This is a blog.

First-Year CCA Writing and Literature Students write stuff here about what they are reading. They are forced to do this for a class, and they are being judged through a process called "grading."

Wednesday, October 13, 2010

Ariana Allison - Response 4

I don't know whether Robert Coover has disgusted or just confused me in The Babysitter. The story goes from watching television to touching kids in the bathtub. It seems to fit typical stereotypes of certain age groups: young children running a muck and never listening, teenage kids thinking about nothing but sex, women obsessed with youth, and old men drooling over young "meat." I believe the extremes to which this story goes to (and all of Coover's other stories) is just a method used to show us the small things about human nature. It's almost as if he's writing Fairy-tale satire. To show us how a young boy's mind revolves around sex, he takes sex to the extreme-- rape. This story almost completely revolves around sex. The little boy conveys sexual thinking while he peeps at the babysitter through the keyhole. The teenage boys have nothing BUT sex on their minds. The father thinks about nothing but having sex and the mom does her swinger thing, which clearly involves SEX. Is Coover trying to get a point across to us? Humans are obsessed with sex. No longer is it used for just reproduction, it's lost its importance, it's just another game. Age plays an important role in this story. We have characters from each age group: kids, teenagers, and adults. They are even put in the same situations with different responses. At one part, Jimmy drops the soap in the tub. He tells his babysitter only for her to bluntly reply with, "find it." However, when Harry, the father, drops his slippery bar of soap, the babysitter gladly searches around the tub for it. Obviously there is something to be said about sex and appropriate age groups. It is (somewhat) "okay" for a teenage girl and a grown man to have sexual relations. It is NOT okay for a teenage girl and a little boy to do the same.

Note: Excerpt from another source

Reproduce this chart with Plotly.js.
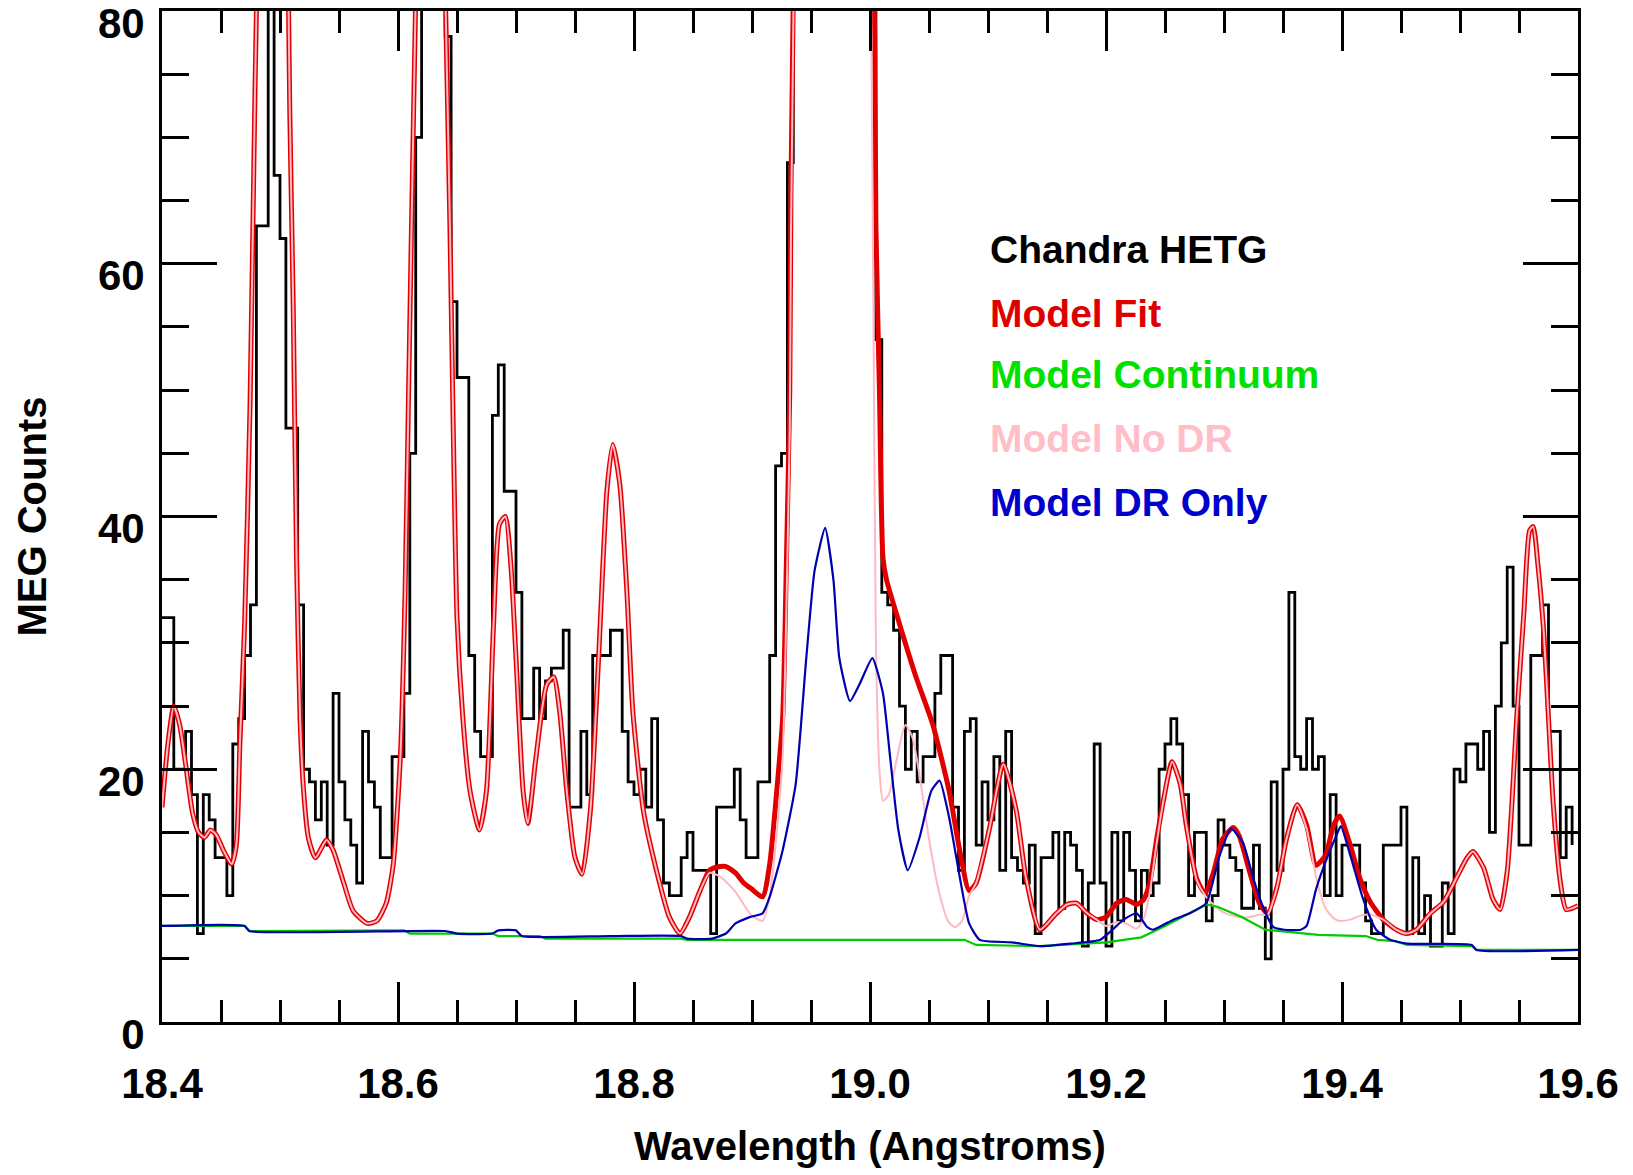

The Elevator also has sexual references, but then again, when do you read Robert Coover and not come across sex? Martin constantly fantasizes about having a little rendezvous with the elevator operator. He fantasizes about having an enormous penis and becoming a legend because of it. The keyword is "fantasize." Coover does nothing remotely close to these things. He might as well be a mute because the only thing he ever really does say is, "Caruther fucks his mother." Or did he fantasize that as well...
It was said in class that the elevator was used like a universe where once he stepped out, he no longer existed. I see the elevator more of a symbol of human emotion. "The accretion if tragedy. It goes on, ever giving birth to itself. Up and down...suffering and insufferable. Up and down. The repetition of up and down may simply just describe the motions of the elevator but it gives me a sense of emotion when placed after those words. It reminds me of the illusions Martin is creating in his mind. Their moods vary from excitement to horror...up and down, up and down.

I happened to notice a lot of reference to the color red in a Pedestrian Accident. Red truck cab, bent red nose, red hair, red rouges, red necks, red blood...red lights? If only Paul had seen red instead would he not be dead? ;)

-AAA

1 comment:

  1. Some good stuff in here, Ariana, and you're using specific examples from the text to bolster your argument. Good work.

    But keep taking your argument further--why do you think Coover is so obsessed with sex in this book? What does sex have to do with narrative? You mention that there is something to be said for sex in appropriate age groups, but what is that? Why does Coover try to confuse our understanding of sex and morality here?

    I do like your description of the elevator as a symbol for human emotions (the ups and downs), but try to connect this more closely to your central idea. How does this connect to your discussion of fantasy? How do the variations on Martin's emotional states connect with the variations on the narrative?

    And while I realize the final paragraph is really just a quick-hit, this is the kind of thing I want you to work on. You've identified a pattern, now come up with a hypothesis for why you think this pattern is there.